What is Faith? What is Theology?
June 26, 2008
Theology is thoughtful faith. Faith and theology are inseparable. Theology is an inquiry into faith. The classical definition of theology is “faith seeking understanding”(St. Anselm: fides quaerns intellectum). Augustine also points to the integral relation of faith and theology, when he said: “I believe in order that I may understand.” Do you understand what you read? is a classical raised by an early evangelist to a pagan seeker (Acts 8:26ff). Prophet Isaiah laments over people who do not understand, who do not care to understand. Gospel writers say that Jesus also endorsed the prophet’s concern (Mark 4:12ff). The Deuteronomic Creed, Shema, exhorts people: Love your God with your whole heart, mind and spirit (Deut: 4:6). Understanding is the capacity of mind to comprehend. Theology is understanding what is believed. Without theology faith turns out to be fideism, an ideology without the possibility of correcting it. As Edward Schillebeeckx noted, Christian faith “causes us to think.” Faith keeps on seeking and asking, thus moves out of ideological blindness to responsible freedom. Human life ceases to be human when we no longer have the courage to ask questions that are necessary “to keep human life human” (Paul Lehmann in Ethics in a Christian Context). Without faith theology loses its cutting edge, its focus, its subject.
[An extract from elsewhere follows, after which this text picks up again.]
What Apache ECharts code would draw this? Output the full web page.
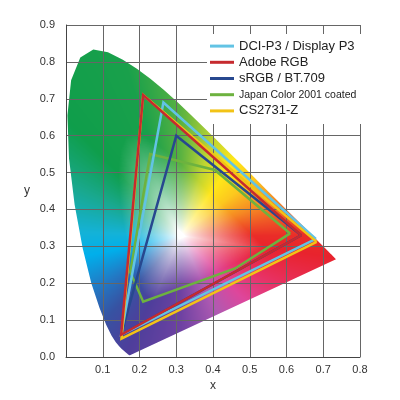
<!DOCTYPE html>
<html><head><meta charset="utf-8">
<script src="https://cdn.jsdelivr.net/npm/echarts@6/dist/echarts.min.js"></script>
<style>html,body{margin:0;padding:0;background:#fff}#c{width:400px;height:400px}</style>
</head><body><div id="c"></div>
<script>
// CIE 1931 spectral locus (380-700 nm), chromaticity x,y
const spectralLocus = [
[0.1741,0.0050],[0.1740,0.0050],[0.1738,0.0049],[0.1736,0.0049],[0.1733,0.0048],[0.1730,0.0048],
[0.1726,0.0048],[0.1721,0.0048],[0.1714,0.0051],[0.1703,0.0058],[0.1689,0.0069],[0.1669,0.0086],
[0.1644,0.0109],[0.1611,0.0138],[0.1566,0.0177],[0.1510,0.0227],[0.1440,0.0297],[0.1355,0.0399],
[0.1241,0.0578],[0.1096,0.0868],[0.0913,0.1327],[0.0687,0.2007],[0.0454,0.2950],[0.0235,0.4127],
[0.0082,0.5384],[0.0039,0.6548],[0.0139,0.7502],[0.0389,0.8120],[0.0743,0.8338],[0.1142,0.8262],
[0.1547,0.8059],[0.1929,0.7816],[0.2296,0.7543],[0.2658,0.7243],[0.3016,0.6923],[0.3373,0.6589],
[0.3731,0.6245],[0.4087,0.5896],[0.4441,0.5547],[0.4788,0.5202],[0.5125,0.4866],[0.5448,0.4544],
[0.5752,0.4242],[0.6029,0.3965],[0.6270,0.3725],[0.6482,0.3514],[0.6658,0.3340],[0.6801,0.3197],
[0.6915,0.3083],[0.7006,0.2993],[0.7079,0.2920],[0.7140,0.2859],[0.7190,0.2809],[0.7230,0.2770],
[0.7260,0.2740],[0.7300,0.2700],[0.7347,0.2653]
];
const whitePoint = [0.3127, 0.3290];

const gamutNames = ['DCI-P3 / Display P3','Adobe RGB','sRGB / BT.709','Japan Color 2001 coated','CS2731-Z'];
const dciP3      = [[0.680,0.320],[0.265,0.690],[0.150,0.060]];
const adobeRGB   = [[0.640,0.330],[0.210,0.710],[0.150,0.060]];
const sRGB       = [[0.640,0.330],[0.300,0.600],[0.150,0.060]];
const japanColor = [[0.610,0.335],[0.405,0.507],[0.229,0.550],[0.175,0.230],[0.210,0.150],[0.460,0.240]];
const cs2731z    = [[0.682,0.312],[0.210,0.710],[0.151,0.050]];

const xTickLabels = ['', '0.1','0.2','0.3','0.4','0.5','0.6','0.7','0.8'];
const yTickLabels = ['0.0','0.1','0.2','0.3','0.4','0.5','0.6','0.7','0.8','0.9'];

// style: hue colours around the white point (degrees)
const HUE_STOPS = [
[0,[234,45,40]],[8,[238,80,38]],[20,[245,135,35]],[38,[252,200,30]],[55,[255,230,25]],
[72,[190,212,50]],[90,[90,178,65]],[108,[25,160,75]],[135,[15,158,75]],[155,[25,168,140]],
[178,[20,178,215]],[192,[0,175,235]],[212,[35,120,195]],[228,[55,82,162]],[245,[78,62,155]],
[270,[110,66,162]],[295,[175,90,178]],[315,[222,70,155]],[335,[232,48,95]],[352,[232,35,45]],[360,[234,45,40]]
];
function hueColor(a){
  for(let i=1;i<HUE_STOPS.length;i++){
    if(a<=HUE_STOPS[i][0]){
      const s0=HUE_STOPS[i-1], s1=HUE_STOPS[i];
      const f=(a-s0[0])/(s1[0]-s0[0]);
      return [0,1,2].map(k=>s0[1][k]+(s1[1][k]-s0[1][k])*f);
    }
  }
  return HUE_STOPS[0][1];
}
const NB=720;
function buildRmax(){
  const arr=new Float32Array(NB);
  const n=spectralLocus.length;
  for(let i=0;i<NB;i++){
    const ang=i/NB*2*Math.PI, dx=Math.cos(ang), dy=Math.sin(ang);
    let best=1e9;
    for(let j=0;j<n;j++){
      const A=spectralLocus[j], B=spectralLocus[(j+1)%n];
      const ex=B[0]-A[0], ey=B[1]-A[1];
      const den=dx*ey-dy*ex; if(Math.abs(den)<1e-12) continue;
      const wx=A[0]-whitePoint[0], wy=A[1]-whitePoint[1];
      const k=(wx*ey-wy*ex)/den, u=(wx*dy-wy*dx)/den;
      if(u>=-1e-6&&u<=1+1e-6&&k>0&&k<best) best=k;
    }
    arr[i]=best;
  }
  return arr;
}
let fillCanvas=null, fillKey='';
function buildFill(api,pts){
  const W=api.getWidth(), H=api.getHeight();
  const p0=api.coord([0,0]), p1=api.coord([1,1]);
  const key=[W,H,p0,p1].join(',');
  if(fillCanvas&&key===fillKey) return fillCanvas;
  fillKey=key;
  const sx=p1[0]-p0[0], sy=p1[1]-p0[1];
  const rmax=buildRmax();
  const cv=document.createElement('canvas'); cv.width=W; cv.height=H;
  const ctx=cv.getContext('2d'); const img=ctx.createImageData(W,H);
  let minX=1e9,maxX=-1e9,minY=1e9,maxY=-1e9;
  pts.forEach(p=>{minX=Math.min(minX,p[0]);maxX=Math.max(maxX,p[0]);minY=Math.min(minY,p[1]);maxY=Math.max(maxY,p[1]);});
  for(let py=Math.max(0,Math.floor(minY)-2);py<Math.min(H,Math.ceil(maxY)+2);py++){
    for(let px=Math.max(0,Math.floor(minX)-2);px<Math.min(W,Math.ceil(maxX)+2);px++){
      const x=(px+0.5-p0[0])/sx, y=(py+0.5-p0[1])/sy;
      const dx=x-whitePoint[0], dy=y-whitePoint[1];
      const r=Math.hypot(dx,dy);
      let a=Math.atan2(dy,dx); if(a<0) a+=2*Math.PI;
      const b=Math.round(a/(2*Math.PI)*NB)%NB;
      const t=Math.min(1,r/rmax[b]);
      let s=Math.max(0,Math.min(1,(t-0.03)/0.52));
      s=Math.pow(s,0.8);
      const c=hueColor(a*180/Math.PI);
      const o=(py*W+px)*4;
      img.data[o]=255+(c[0]-255)*s; img.data[o+1]=255+(c[1]-255)*s; img.data[o+2]=255+(c[2]-255)*s; img.data[o+3]=255;
    }
  }
  ctx.putImageData(img,0,0);
  fillCanvas=cv; return cv;
}

const gamutColors = ['#62C3E4','#C62A2F','#27488F','#6DB23F','#F2C316'];
const gamutData = [dciP3, adobeRGB, sRGB, japanColor, cs2731z];
const drawOrder = [3,2,0,4,1];

const chart=echarts.init(document.getElementById('c'));
const lineSeries = drawOrder.map(i=>({
  type:'line', name:gamutNames[i], data:gamutData[i].concat([gamutData[i][0]]),
  symbol:'none', silent:true, animation:false, z:3+drawOrder.indexOf(i),
  lineStyle:{color:gamutColors[i], width:2.5, join:'miter', cap:'butt'},
  itemStyle:{color:gamutColors[i]}
}));
chart.setOption({
  animation:false,
  grid:{left:66,right:40,top:25,bottom:43,outerBoundsMode:'none'},
  xAxis:{type:'value',min:0,max:0.8,interval:0.1,name:'x',nameLocation:'middle',nameGap:21,
    nameTextStyle:{fontSize:12,color:'#333',fontFamily:'Liberation Sans'},
    axisLine:{show:true,lineStyle:{color:'#444',width:1}},axisTick:{show:false},
    axisLabel:{fontSize:11,color:'#333',margin:7,fontFamily:'Liberation Sans',formatter:v=>xTickLabels[Math.round(v*10)]},
    splitLine:{show:true,lineStyle:{color:'#666',width:1}}},
  yAxis:{type:'value',min:0,max:0.9,interval:0.1,name:'y',nameLocation:'middle',nameGap:36,nameRotate:0,
    nameTextStyle:{fontSize:12,color:'#333',fontFamily:'Liberation Sans'},
    axisLine:{show:true,lineStyle:{color:'#444',width:1}},axisTick:{show:false},
    axisLabel:{fontSize:11,color:'#333',margin:11,fontFamily:'Liberation Sans',formatter:v=>yTickLabels[Math.round(v*10)]},
    splitLine:{show:true,lineStyle:{color:'#666',width:1}}},
  legend:{orient:'vertical',left:207,top:34,backgroundColor:'#fff',padding:[4,6,5,3],itemGap:0,
    itemWidth:24,itemHeight:3,icon:'rect',
    textStyle:{fontFamily:'Liberation Sans',fontSize:13,color:'#222',lineHeight:16.2},
    data:gamutNames.map((n,i)=>i===3?{name:n,textStyle:{fontSize:10.5,lineHeight:16.2}}:{name:n})},
  series:[{
    type:'custom', silent:true, z:-1, data:[[0]],
    renderItem:(params,api)=>{
      const pts=spectralLocus.map(p=>api.coord(p));
      const cv=buildFill(api,pts);
      return {type:'polygon',shape:{points:pts},style:{fill:{image:cv,repeat:'no-repeat'},stroke:null}};
    }
  }].concat(lineSeries)
});
</script></body></html>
The starting point of faith is not Cartesian self-consciousness (Des Cartes,” Cogito ergo sum,” I think, therefore, I am) but the awareness of the reality of God ( “God is, therefore, we are,” Daniel Migliore, Faith seeking Understang, 5). For Karl Barth: “Theology means taking rational trouble over the mystery…. If we are unwilling to take the trouble neither shall we know what we mean when we say that we are dealing with the mystery of God: (Church Dogmatics , 1/1:483, Cited by Migliore, p.8).